While it incorporated whimsical or even absurdist motifs – for instance, Church hymns included "Puff the Magic Dragon" and "Row, Row, Row Your Boat" (with its solipsistic refrain of "Life is but a dream"), which fact did not help them in establishing their bona fides as a serious religion to the judge in United States vs. Kuch (see below) – this mainly extended to matters of form and organization. The actual theology was fully formed, serious, and culturally revolutionary in intent. Kleps testified that the absurdist elements of the Church were intended to show that all religions are invented and silly.

==United States vs. Kuch==
The Native American Church (no relation) was around this time fighting successfully in several state courts to uphold its legal permission to use peyote (normally a banned substance) in religious ceremonies; the Neo-American Church hoped to gain the same right, by analogy.
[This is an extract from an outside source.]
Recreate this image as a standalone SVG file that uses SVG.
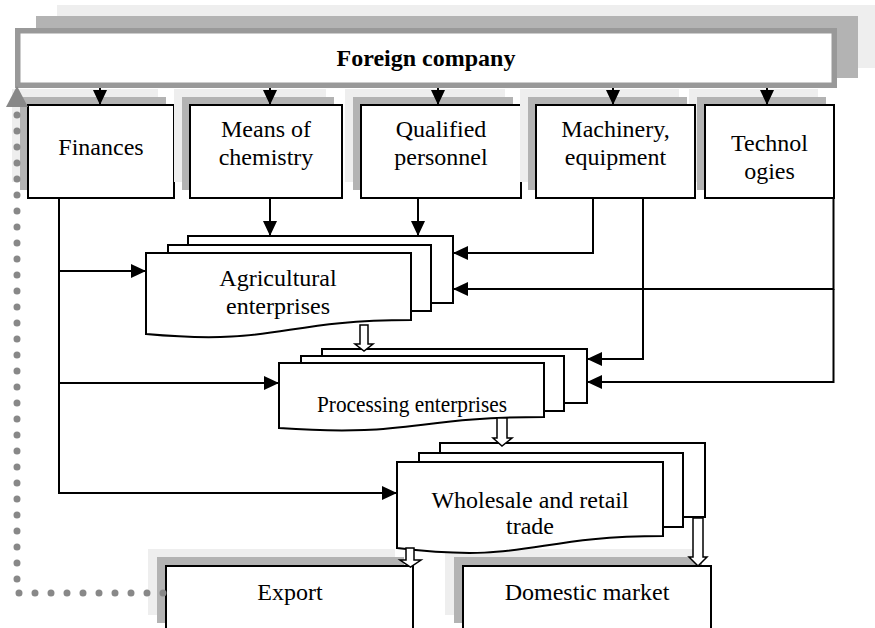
<svg xmlns="http://www.w3.org/2000/svg" width="875" height="628" viewBox="0 0 875 628">
<defs>
<style>
.box{fill:#fff;stroke:#000;stroke-width:2}
.sh1{fill:#eeeeee}
.sh2{fill:#b3b3b3}
.ln{fill:none;stroke:#000;stroke-width:2}
.blk{fill:#fff;stroke:#000;stroke-width:1.5;stroke-linejoin:miter}
.dots{fill:none;stroke:#888;stroke-width:7;stroke-linecap:round;stroke-dasharray:0 16}
text{font-family:"Liberation Serif","Times New Roman",serif;font-size:24px;fill:#000;text-anchor:middle}
</style>
<marker id="ah" viewBox="0 0 15 14" refX="15" refY="7" markerWidth="15" markerHeight="14" markerUnits="userSpaceOnUse" orient="auto">
<path d="M0,0 L15,7 L0,14 Z" fill="#000"/>
</marker>
</defs>

<g id="foreign-company">
<rect class="sh1" x="57" y="5" width="818" height="63"/>
<rect class="sh2" x="36" y="16" width="822" height="62"/>
<rect x="17.75" y="30.75" width="816.5" height="54.5" fill="#fff" stroke="#999" stroke-width="5.5"/>
<text x="426" y="66" font-weight="bold">Foreign company</text>
</g>

<g id="finances">
<rect class="sh1" x="12" y="89" width="146" height="93"/>
<rect class="sh2" x="20" y="97" width="146" height="93"/>
<rect class="box" x="28" y="105" width="146" height="93"/>
<text x="101" y="155">Finances</text>
</g>

<g id="means-of-chemistry">
<rect class="sh1" x="174" y="89" width="152" height="93"/>
<rect class="sh2" x="182" y="97" width="152" height="93"/>
<rect class="box" x="190" y="105" width="152" height="93"/>
<text x="266" y="137">Means of</text>
<text x="266" y="165">chemistry</text>
</g>

<g id="qualified-personnel">
<rect class="sh1" x="345" y="89" width="160" height="93"/>
<rect class="sh2" x="353" y="97" width="160" height="93"/>
<rect class="box" x="361" y="105" width="160" height="93"/>
<text x="441" y="137">Qualified</text>
<text x="441" y="165">personnel</text>
</g>

<g id="technologies">
<rect class="sh1" x="689" y="89" width="129" height="93"/>
<rect class="sh2" x="697" y="97" width="129" height="93"/>
<rect class="box" x="705" y="105" width="129" height="93"/>
<text x="769.5" y="151">Technol</text>
<text x="769.5" y="179">ogies</text>
</g>

<g id="machinery-equipment">
<rect class="sh1" x="520" y="89" width="159" height="93"/>
<rect class="sh2" x="528" y="97" width="159" height="93"/>
<rect class="box" x="536" y="105" width="159" height="93"/>
<text x="615.5" y="137">Machinery,</text>
<text x="615.5" y="165">equipment</text>
</g>

<g id="agricultural-enterprises">
<rect class="box" x="188" y="236" width="265" height="67"/>
<rect class="box" x="168" y="245" width="263" height="66"/>
<path class="box" d="M146,253 H411 V320 C278.5,320 278.5,346 146,334 Z"/>
<text x="278" y="286">Agricultural</text>
<text x="278" y="314">enterprises</text>
</g>

<g id="processing-enterprises">
<rect class="box" x="322" y="349" width="265" height="54"/>
<rect class="box" x="301" y="356" width="263" height="55"/>
<path class="box" d="M279,363 H544 V417 C411.5,417 411.5,437.5 279,428 Z"/>
<text x="412" y="412" textLength="190" lengthAdjust="spacingAndGlyphs">Processing enterprises</text>
</g>

<g id="export">
<rect class="sh1" x="148" y="549" width="247" height="66"/>
<rect class="sh2" x="157" y="557" width="247" height="66"/>
<rect class="box" x="166" y="566" width="247" height="66"/>
<text x="290" y="600">Export</text>
</g>

<g id="domestic-market">
<rect class="sh1" x="445" y="549" width="248" height="66"/>
<rect class="sh2" x="454" y="557" width="248" height="66"/>
<rect class="box" x="463" y="566" width="248" height="66"/>
<text x="587" y="600">Domestic market</text>
</g>

<g id="wholesale-retail-trade">
<rect class="box" x="440" y="443" width="265" height="74"/>
<rect class="box" x="419" y="453" width="264" height="74"/>
<path class="box" d="M397,462 H663 V536 C530,536 530,564 397,548 Z"/>
<text x="530" y="508">Wholesale and retail</text>
<text x="530" y="534">trade</text>
</g>

<g id="connectors">
<path class="ln" d="M100,88 V105" marker-end="url(#ah)"/>
<path class="ln" d="M270,88 V105" marker-end="url(#ah)"/>
<path class="ln" d="M438,88 V105" marker-end="url(#ah)"/>
<path class="ln" d="M613,88 V105" marker-end="url(#ah)"/>
<path class="ln" d="M767,88 V105" marker-end="url(#ah)"/>
<path class="ln" d="M270,198 V236" marker-end="url(#ah)"/>
<path class="ln" d="M418,198 V236" marker-end="url(#ah)"/>
<path class="ln" d="M593,198 V253 H453" marker-end="url(#ah)"/>
<path class="ln" d="M643,198 V359 H587" marker-end="url(#ah)"/>
<path class="ln" d="M833.5,198 V289 H453" marker-end="url(#ah)"/>
<path class="ln" d="M833.5,289 V382 H587" marker-end="url(#ah)"/>
<path class="ln" d="M59,198 V493 H397" marker-end="url(#ah)"/>
<path class="ln" d="M59,271 H146" marker-end="url(#ah)"/>
<path class="ln" d="M59,383 H279" marker-end="url(#ah)"/>
<polygon class="blk" points="360,325 368,325 368,344 373,344 364,351 355,344 360,344"/>
<polygon class="blk" points="497,418 507,418 507,438 512,438 502,446 493,438 497,438"/>
<polygon class="blk" points="406,548 414,548 414,560 421,560 410.5,567 400,560 406,560"/>
<polygon class="blk" points="693,518 703,518 703,557 707,557 698,566 689,557 693,557"/>
<path class="dots" d="M163,593 H17 V113"/>
<polygon points="6,107 28,107 17,86" fill="#888"/>
</g>
</svg>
One of the Church's ministers, Judith H. Kuch, was arrested and put on federal trial on narcotics charges in 1968. Kuch claimed that her use of LSD was a religious requirement.

The judge ruled that the Church's rituals did not merit protection under the First Amendment as he could find no evidence of "a religious discipline, a ritual, or tenets to guide one's daily existence" and that "...the [Neo-American Church] membership is mocking established institutions [and] playing with words... There is a conscious effort to assert in passing the attributes of religion but obviously only for tactical purposes" and that "[i]t is clear that the desire to use drugs and to enjoy drugs for their own sake, regardless of religious experience, is the coagulant of this organization and the reason for its existence." This was an instance, rare in American Constitutional jurisprudence, of a judge finding as an issue of fact that someone does not actually hold the religious views she professes. (Regardless of the merits of the religion, the judge in any case found substantial state interest in denying the exemption.)

==Later years==

The Church reached its greatest notoriety around the time of this 1968 United States of America vs. Kuch case but continues into the 21st century as a small, loose organization. Membership in the Church is loosely defined but is based on assent to three principles: holding the psychedelic substances as sacraments, claiming their use as a basic human right, and defining enlightenment as "the recognition that life is a dream and the externality of relations an illusion (solipsistic nihilism)".